I have been searching for a while. A healing salve for the aching heart. The silencer for the ever busy mind. When did it all begin? Will the bells stop whistling inside? Have I made a true pact with reality or am I still carrying on the burdens of the past? And what good is a compromise?
Going through sorrow is a part of life. It makes us stronger, mature and more aligned with ourselves. When a painful event races through existence there first comes shock and sharp agony. Then the phase of fantasy of the times before. Or perhaps regret. The wheel of time continues to turn and we slowly realize that the world still revolves no matter how we feel. The cloudy visions start to become clearer and the future looks a little more promising. But is the lens tinted or is it clear? Can it ever be fully clear again?
When you are involved in a car accident as the driver, do you feel fear sitting in front of the steering wheel? Do we drive with extreme caution, slow down excessively and avoid peak hour traffic? Are we condescending to other adept drivers?
Or perhaps a messy heartbreak has torn you apart. Do we give as much as we did before? Do we trully love without obstruction? Are we genuinely rid of the past person who we no longer call upon? Can we really cherish another’s happiness?
I’ve lived what I recall as a painful childhood. An emotional scarring which over time has evolved itself. To a point I don’t stop to think how I became me. Like in a new relationship; you don’t think about what happened in a previous knot. At least not consciously.
And yet silently I have come to accept the seething wounds are there screaming out from its prison. Like a medieval witch tied to a post fighting its way out of a burning demise as the fire cackles in hysteria. Thrown in a deep well which still holds the echoes of a life long gone. Haunting, beckoning. Through the decrepit walls of silence.

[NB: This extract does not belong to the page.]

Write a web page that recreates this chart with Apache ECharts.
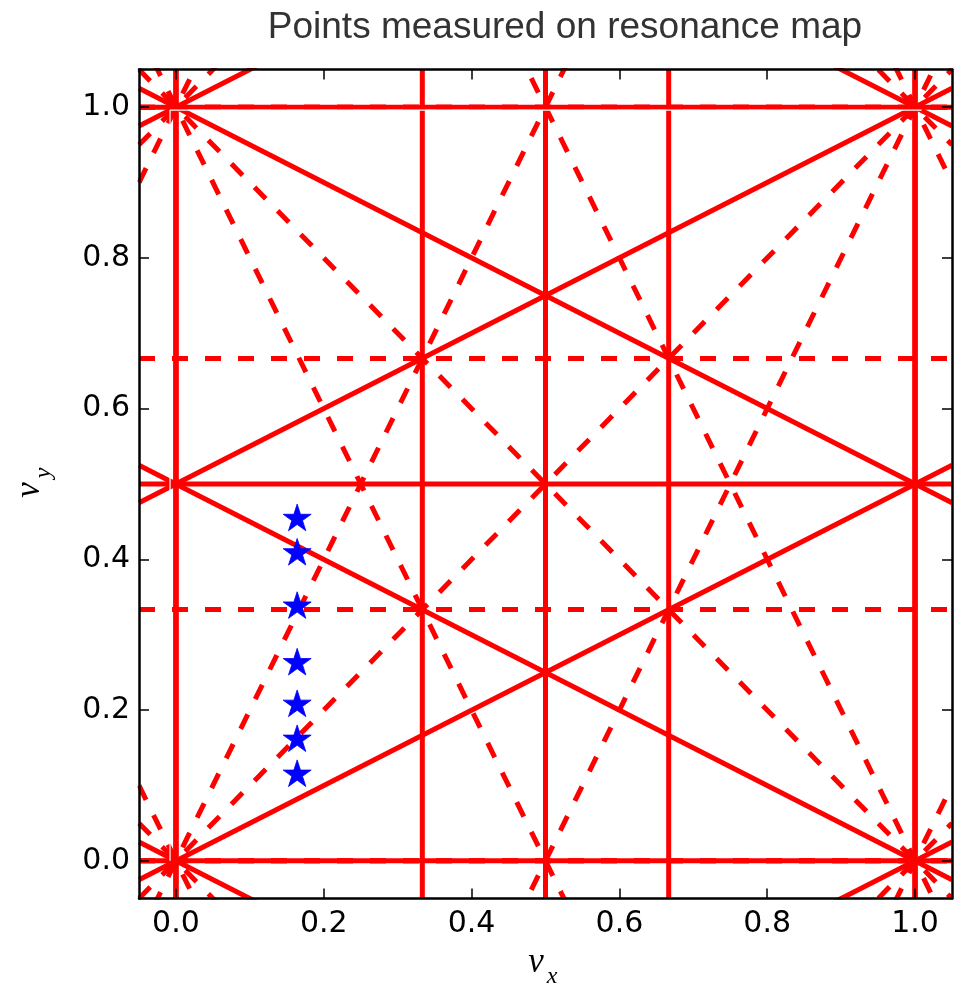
<!DOCTYPE html>
<html>
<head>
<meta charset="utf-8">
<script src="https://cdn.jsdelivr.net/npm/echarts@6/dist/echarts.min.js"></script>
<style>
html,body{margin:0;padding:0;background:#ffffff;}
#chart{width:955px;height:990px;}
</style>
</head>
<body>
<div id="chart"></div>
<script>
// ---------------- data ----------------
const titleText = 'Points measured on resonance map';
const xRange = [-0.05, 1.05];
const yRange = [-0.05, 1.05];
const tickValues = [0, 0.2, 0.4, 0.6, 0.8, 1.0];
const tickLabels = ['0.0', '0.2', '0.4', '0.6', '0.8', '1.0'];

// resonance lines  m*nu_x + n*nu_y = p   (up to third order)
const solidResonances = [
  [1, 0, 0], [1, 0, 1],
  [2, 0, 0], [2, 0, 1], [2, 0, 2],
  [0, 2, 0], [0, 2, 1], [0, 2, 2],
  [3, 0, 0], [3, 0, 1], [3, 0, 2], [3, 0, 3],
  [1, 2, 0], [1, 2, 1], [1, 2, 2], [1, 2, 3],
  [1, -2, -2], [1, -2, -1], [1, -2, 0], [1, -2, 1]
];
const dashedResonances = [
  [0, 1, 0], [0, 1, 1],
  [1, 1, 0], [1, 1, 1], [1, 1, 2],
  [1, -1, -1], [1, -1, 0], [1, -1, 1],
  [0, 3, 0], [0, 3, 1], [0, 3, 2], [0, 3, 3],
  [2, 1, 0], [2, 1, 1], [2, 1, 2], [2, 1, 3],
  [2, -1, -1], [2, -1, 0], [2, -1, 1], [2, -1, 2]
];

// measured working points
const pointNuX = [0.164, 0.164, 0.164, 0.164, 0.164, 0.164, 0.164];
const pointNuY = [0.4538, 0.4082, 0.3375, 0.2624, 0.2072, 0.1608, 0.1144];

// thin white guide seen over the red lines
const guideX = [-0.008, -0.008, 1.009];
const guideY = [0.0, 0.996, 0.996];

// ---------------- build ----------------
function resonanceSegment(m, n, p) {
  if (n === 0) {
    const x = p / m;
    return [[x, yRange[0]], [x, yRange[1]]];
  }
  return [[xRange[0], (p - m * xRange[0]) / n], [xRange[1], (p - m * xRange[1]) / n]];
}

function starPath() {
  const R = 100, r = R * 0.381966;
  let d = '';
  for (let k = 0; k < 10; k++) {
    const a = (-90 + k * 36) * Math.PI / 180;
    const rr = k % 2 === 0 ? R : r;
    const x = (rr * Math.cos(a)).toFixed(2), y = (rr * Math.sin(a)).toFixed(2);
    d += (k === 0 ? 'M' : 'L') + x + ' ' + y + ' ';
  }
  return 'path://' + d + 'Z';
}

function labelFor(v) {
  let best = 0;
  for (let i = 0; i < tickValues.length; i++) {
    if (Math.abs(tickValues[i] - v) < Math.abs(tickValues[best] - v)) best = i;
  }
  return tickLabels[best];
}

const RED = '#ff0000';
const series = [];
solidResonances.forEach(function (r) {
  series.push({
    type: 'line', data: resonanceSegment(r[0], r[1], r[2]),
    showSymbol: false, symbol: 'none', silent: true, clip: true, z: 2,
    lineStyle: { color: RED, width: 5, type: 'solid', cap: 'butt' }
  });
});
dashedResonances.forEach(function (r) {
  series.push({
    type: 'line', data: resonanceSegment(r[0], r[1], r[2]),
    showSymbol: false, symbol: 'none', silent: true, clip: true, z: 2,
    lineStyle: { color: RED, width: 5, type: [16, 17], dashOffset: 0, cap: 'butt' }
  });
});
series.push({
  type: 'line', data: guideX.map(function (x, i) { return [x, guideY[i]]; }),
  showSymbol: false, symbol: 'none', silent: true, clip: true, z: 3,
  lineStyle: { color: '#ffffff', width: 1.2 }
});
series.push({
  type: 'scatter', data: pointNuX.map(function (x, i) { return [x, pointNuY[i]]; }),
  symbol: starPath(), symbolSize: [28, 26.6], symbolOffset: [0, -1.4], z: 4,
  itemStyle: { color: '#0000ff', borderColor: '#0000ff', borderWidth: 0.8, opacity: 1 },
  silent: true
});

const GRID = { left: 139, top: 69.5, width: 813, height: 829 };

function axisCommon(showLabel, isX) {
  return {
    type: 'value', min: isX ? xRange[0] : yRange[0], max: isX ? xRange[1] : yRange[1], z: 10,
    axisLine: { show: true, onZero: false, lineStyle: { color: '#000000', width: 2.5 } },
    axisTick: { show: true, inside: true, length: 10, customValues: tickValues,
      lineStyle: { color: '#000000', width: 1.5 } },
    axisLabel: { show: showLabel, customValues: tickValues, formatter: labelFor,
      fontFamily: 'DejaVu Sans', fontSize: 30, color: '#000000', margin: isX ? 11 : 9 },
    splitLine: { show: false }
  };
}

const xAxes = [Object.assign(axisCommon(true, true), { position: 'bottom' }),
               Object.assign(axisCommon(false, true), { position: 'top' })];
const yAxes = [Object.assign(axisCommon(true, false), { position: 'left' }),
               Object.assign(axisCommon(false, false), { position: 'right' })];

const frameL = GRID.left, frameT = GRID.top, frameR = GRID.left + GRID.width, frameB = GRID.top + GRID.height;
const mask = { fill: '#ffffff' };
const graphic = [
  // masks hiding line overdraw outside the frame
  { type: 'rect', z: 5, silent: true, shape: { x: frameL - 12, y: frameT - 12, width: GRID.width + 24, height: 10.6 }, style: mask },
  { type: 'rect', z: 5, silent: true, shape: { x: frameL - 12, y: frameB + 1.1, width: GRID.width + 24, height: 10 }, style: mask },
  { type: 'rect', z: 5, silent: true, shape: { x: frameL - 12, y: frameT - 12, width: 10.6, height: GRID.height + 24 }, style: mask },
  { type: 'rect', z: 5, silent: true, shape: { x: frameR + 1.1, y: frameT - 12, width: 10, height: GRID.height + 24 }, style: mask },
  // title
  { type: 'text', z: 20, x: 565, y: 28, silent: true,
    style: { text: titleText, fill: '#333333', font: '37px "Liberation Sans", Arial, sans-serif',
      align: 'center', verticalAlign: 'middle' } },
  // x axis name  nu_x
  { type: 'text', z: 20, x: 536, y: 963, silent: true,
    style: { text: 'ν', fill: '#000000', font: 'italic 35px "Liberation Serif", serif', align: 'center', verticalAlign: 'middle' } },
  { type: 'text', z: 20, x: 552, y: 977, silent: true,
    style: { text: 'x', fill: '#000000', font: 'italic 24px "Liberation Serif", serif', align: 'center', verticalAlign: 'middle' } },
  // y axis name  nu_y (rotated)
  { type: 'group', x: 30, y: 490, rotation: Math.PI / 2, silent: true, children: [
    { type: 'text', z: 20, x: 0, y: 0,
      style: { text: 'ν', fill: '#000000', font: 'italic 35px "Liberation Serif", serif', align: 'center', verticalAlign: 'middle' } },
    { type: 'text', z: 20, x: 17, y: 14,
      style: { text: 'y', fill: '#000000', font: 'italic 24px "Liberation Serif", serif', align: 'center', verticalAlign: 'middle' } }
  ] }
];

const chart = echarts.init(document.getElementById('chart'), null, { renderer: 'canvas', width: 955, height: 990 });
chart.setOption({
  animation: false,
  backgroundColor: '#ffffff',
  grid: Object.assign({ show: false, containLabel: false }, GRID),
  xAxis: xAxes,
  yAxis: yAxes,
  series: series,
  graphic: graphic
});
</script>
</body>
</html>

Would there be salvation? A memory wipe to restart the fallback? The drink of forgetfulness? Through revelations of thoughts I have come to understand we have these experiences for a reason. The divine tides are manipulated by the invisible threads. The element of a lesson often bites us so hard we fail to see its meaning.
I feel one step closer to finding out why I am here. On this earth. Taking in the air. There is a constructive reason for every negative event. But you must pay attention to it and not push it away. Less the demon consume you slowly but painfully into a silent depression on your deathbed. These voices must be heard and transformed. Into a purpose. Understanding. And warm loving strength. A hard struggle for sure. I believe it will be worth it in the end.